Facile synthesis of Mo-doped TiO2 for selective photocatalytic CO2 reduction to methane: Promoted H2O dissociation by Mo doping

Abstract

Noble-metal co-catalysis could increase the CH4 product selectivity for photocatalytic CO2 reduction by TiO2. However, the high cost and scarcity of noble metals are key obstacles for their extensive use. Thus, it is necessary to explore cheap alternatives. Herein, Mo-doped TiO2 with different Mo concentrations were successfully prepared via a one-pot hydrothermal method at 473 K. The activity measurements of the photocatalysts show that the CH4 selectivity is increased with the Mo concentrations increasing and reaches 54.1 % at a Mo concentration of about 0.3 wt%. With further increasing the Mo concentrations, the CH4 selectivity begins to decrease.

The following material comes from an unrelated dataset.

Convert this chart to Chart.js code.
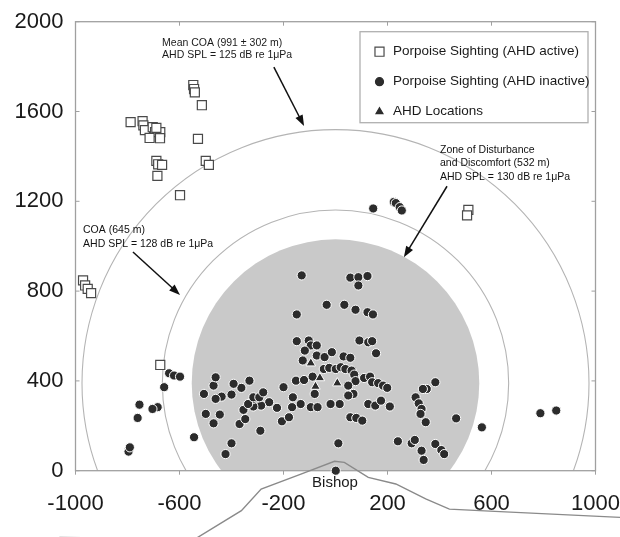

Transient photocurrent and fluorescence emission spectroscopy measurements, IR spectra for adsorbed D2O and ·OH trapping suggest that the promoted electron-hole separation and proton supply are together responsible for the enhanced CH4 selectivity. Moreover, photocatalytic CO, formaldehyde, and methanol reductions with H2O and ·CH3 trapping show that the enhanced CH4 selectivity is not directly related with the interaction of CO2 with catalyst surfaces. These reaction results also imply that photocatalytic CO2 reduction might follow the fast-deoxygenation pathway over TiO2-based catalysts. The present work supplies a guide to explore cheap modifiers for selective photocatalytic CO2 reduction to CH4.